DATASET EXTRACT
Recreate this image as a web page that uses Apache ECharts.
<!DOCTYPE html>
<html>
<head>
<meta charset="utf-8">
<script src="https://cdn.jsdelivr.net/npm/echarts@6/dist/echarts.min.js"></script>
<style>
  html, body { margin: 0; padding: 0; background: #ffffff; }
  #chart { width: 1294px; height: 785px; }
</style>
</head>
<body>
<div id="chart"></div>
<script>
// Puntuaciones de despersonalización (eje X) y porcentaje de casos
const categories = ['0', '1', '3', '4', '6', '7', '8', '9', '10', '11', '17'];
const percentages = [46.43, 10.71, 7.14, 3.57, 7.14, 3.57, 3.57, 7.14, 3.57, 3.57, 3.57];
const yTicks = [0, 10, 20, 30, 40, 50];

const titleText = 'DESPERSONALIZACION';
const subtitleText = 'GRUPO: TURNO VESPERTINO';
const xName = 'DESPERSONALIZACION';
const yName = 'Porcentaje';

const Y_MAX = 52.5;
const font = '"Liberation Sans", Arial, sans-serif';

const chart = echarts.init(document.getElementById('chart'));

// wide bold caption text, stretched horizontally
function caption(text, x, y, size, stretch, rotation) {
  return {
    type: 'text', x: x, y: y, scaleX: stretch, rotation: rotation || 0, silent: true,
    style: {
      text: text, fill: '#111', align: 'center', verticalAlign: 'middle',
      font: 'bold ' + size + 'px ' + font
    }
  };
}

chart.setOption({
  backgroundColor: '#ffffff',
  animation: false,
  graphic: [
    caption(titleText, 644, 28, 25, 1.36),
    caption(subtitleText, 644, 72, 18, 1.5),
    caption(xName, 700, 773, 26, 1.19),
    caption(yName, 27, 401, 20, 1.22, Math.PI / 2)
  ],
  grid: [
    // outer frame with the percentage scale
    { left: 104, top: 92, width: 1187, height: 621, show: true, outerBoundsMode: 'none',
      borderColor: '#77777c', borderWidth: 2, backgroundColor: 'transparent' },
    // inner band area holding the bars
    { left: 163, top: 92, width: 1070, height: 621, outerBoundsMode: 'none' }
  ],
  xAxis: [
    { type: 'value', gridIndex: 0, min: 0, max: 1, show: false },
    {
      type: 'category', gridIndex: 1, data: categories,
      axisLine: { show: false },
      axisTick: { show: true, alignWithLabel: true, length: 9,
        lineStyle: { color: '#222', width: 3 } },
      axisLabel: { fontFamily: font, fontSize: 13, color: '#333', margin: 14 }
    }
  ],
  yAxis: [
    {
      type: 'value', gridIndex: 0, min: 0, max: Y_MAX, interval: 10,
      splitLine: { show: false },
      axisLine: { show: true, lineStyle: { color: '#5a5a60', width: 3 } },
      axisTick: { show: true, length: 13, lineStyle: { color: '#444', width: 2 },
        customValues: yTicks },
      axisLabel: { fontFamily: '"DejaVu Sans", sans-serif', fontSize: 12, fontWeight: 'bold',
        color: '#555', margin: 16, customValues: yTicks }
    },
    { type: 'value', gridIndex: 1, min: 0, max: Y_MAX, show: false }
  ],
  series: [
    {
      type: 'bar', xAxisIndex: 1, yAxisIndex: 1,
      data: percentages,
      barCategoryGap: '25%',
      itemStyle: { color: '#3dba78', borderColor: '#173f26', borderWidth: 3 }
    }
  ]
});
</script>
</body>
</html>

EXERCISE DIRECTIONS
Using the data above, reproduce every line exactly.

WORKED SOLUTION
Recreate this image as a web page that uses Apache ECharts.
<!DOCTYPE html>
<html>
<head>
<meta charset="utf-8">
<script src="https://cdn.jsdelivr.net/npm/echarts@6/dist/echarts.min.js"></script>
<style>
  html, body { margin: 0; padding: 0; background: #ffffff; }
  #chart { width: 1294px; height: 785px; }
</style>
</head>
<body>
<div id="chart"></div>
<script>
// Puntuaciones de despersonalización (eje X) y porcentaje de casos
const categories = ['0', '1', '3', '4', '6', '7', '8', '9', '10', '11', '17'];
const percentages = [46.43, 10.71, 7.14, 3.57, 7.14, 3.57, 3.57, 7.14, 3.57, 3.57, 3.57];
const yTicks = [0, 10, 20, 30, 40, 50];

const titleText = 'DESPERSONALIZACION';
const subtitleText = 'GRUPO: TURNO VESPERTINO';
const xName = 'DESPERSONALIZACION';
const yName = 'Porcentaje';

const Y_MAX = 52.5;
const font = '"Liberation Sans", Arial, sans-serif';

const chart = echarts.init(document.getElementById('chart'));

// wide bold caption text, stretched horizontally
function caption(text, x, y, size, stretch, rotation) {
  return {
    type: 'text', x: x, y: y, scaleX: stretch, rotation: rotation || 0, silent: true,
    style: {
      text: text, fill: '#111', align: 'center', verticalAlign: 'middle',
      font: 'bold ' + size + 'px ' + font
    }
  };
}

chart.setOption({
  backgroundColor: '#ffffff',
  animation: false,
  graphic: [
    caption(titleText, 644, 28, 25, 1.36),
    caption(subtitleText, 644, 72, 18, 1.5),
    caption(xName, 700, 773, 26, 1.19),
    caption(yName, 27, 401, 20, 1.22, Math.PI / 2)
  ],
  grid: [
    // outer frame with the percentage scale
    { left: 104, top: 92, width: 1187, height: 621, show: true, outerBoundsMode: 'none',
      borderColor: '#77777c', borderWidth: 2, backgroundColor: 'transparent' },
    // inner band area holding the bars
    { left: 163, top: 92, width: 1070, height: 621, outerBoundsMode: 'none' }
  ],
  xAxis: [
    { type: 'value', gridIndex: 0, min: 0, max: 1, show: false },
    {
      type: 'category', gridIndex: 1, data: categories,
      axisLine: { show: false },
      axisTick: { show: true, alignWithLabel: true, length: 9,
        lineStyle: { color: '#222', width: 3 } },
      axisLabel: { fontFamily: font, fontSize: 13, color: '#333', margin: 14 }
    }
  ],
  yAxis: [
    {
      type: 'value', gridIndex: 0, min: 0, max: Y_MAX, interval: 10,
      splitLine: { show: false },
      axisLine: { show: true, lineStyle: { color: '#5a5a60', width: 3 } },
      axisTick: { show: true, length: 13, lineStyle: { color: '#444', width: 2 },
        customValues: yTicks },
      axisLabel: { fontFamily: '"DejaVu Sans", sans-serif', fontSize: 12, fontWeight: 'bold',
        color: '#555', margin: 16, customValues: yTicks }
    },
    { type: 'value', gridIndex: 1, min: 0, max: Y_MAX, show: false }
  ],
  series: [
    {
      type: 'bar', xAxisIndex: 1, yAxisIndex: 1,
      data: percentages,
      barCategoryGap: '25%',
      itemStyle: { color: '#3dba78', borderColor: '#173f26', borderWidth: 3 }
    }
  ]
});
</script>
</body>
</html>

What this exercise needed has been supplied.